Now, six years later, he remains dedicated to the constant improvement of food safety standards. He and the other members of Maple Leaf’s senior leadership team will not stop talking about the event that so drastically changed their organization.

 “We keep it real and live,” Huffman said. “The victims of this tragedy are allowed to move on, but we as a company are not.”

He explained that, in the orientation video for Maple Leaf staff, from top level executives to middle management to temporary plant staff, the seriousness of this event is emphasized.

“I can guarantee you, you won’t find any other major corporate training videos that show a hearse,” he said, emphasizing that it’s important for new staff members to understand why the organization continues to raise the bar of food safety standards.

Why Maple Leaf’s approach worked

Maple Leaf Foods has been applauded time and time again for how it handled this tragic event.

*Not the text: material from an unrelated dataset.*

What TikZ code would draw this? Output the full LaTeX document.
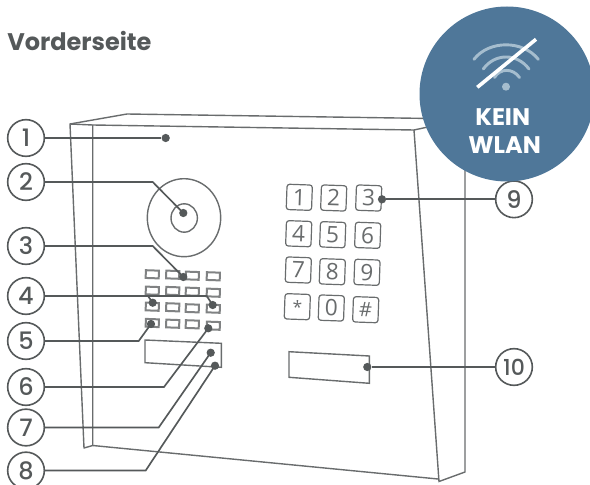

There was no complex communications strategy or a huge PR crisis team enlisted, instead they kept close to home and close to their values. And it worked. While the team did a number of things well to manage the crisis, Huffman emphasized three vital moves the company made:

Act with urgency

CEO Michael McCain called a press conference the evening that the outbreak was announced publicly. Rather than staying quiet or clamming up, the company went on the record immediately sharing all of the information they had with customers.

“All the little things are important,” Huffman said. “But if we hadn’t acted as quickly, it wouldn’t have turned out so well [for Maple Leaf.]

Take accountability

Alongside acting immediately, McCain and the senior leadership team took accountability for the mistake once investigators pointed to Maple Leaf products. Rather than try to shift blame to food safety standards, equipment manufacturers, or individual employees, McCain owned up to the breach of standards at the organizational level and continually apologized.

“There were two groups he didn’t take advice from: the accountants and the lawyers,” said Huffman, emphasizing that he was more concerned about clear, honest, and humane communication than the prospect of legal battles or lost sales.

Dare to be transparent

“Our values said to do what’s right, be transparent, open and honest,” Huffman said. “So that’s what we did.”

Referring to Maple Leaf’s internal core values, which existed prior to the Listeria outbreak, he said in some ways handling the immense challenge became easy, because the organization had “the roadmap” they needed to know what to do.

“Don’t underestimate the power of having well-entrenched values and an up-to-date code of behaviour,” he said.

For the 610 HBA1s in attendance, Huffman presents an excellent model to learn from as they build their own core values roadmaps for their future careers.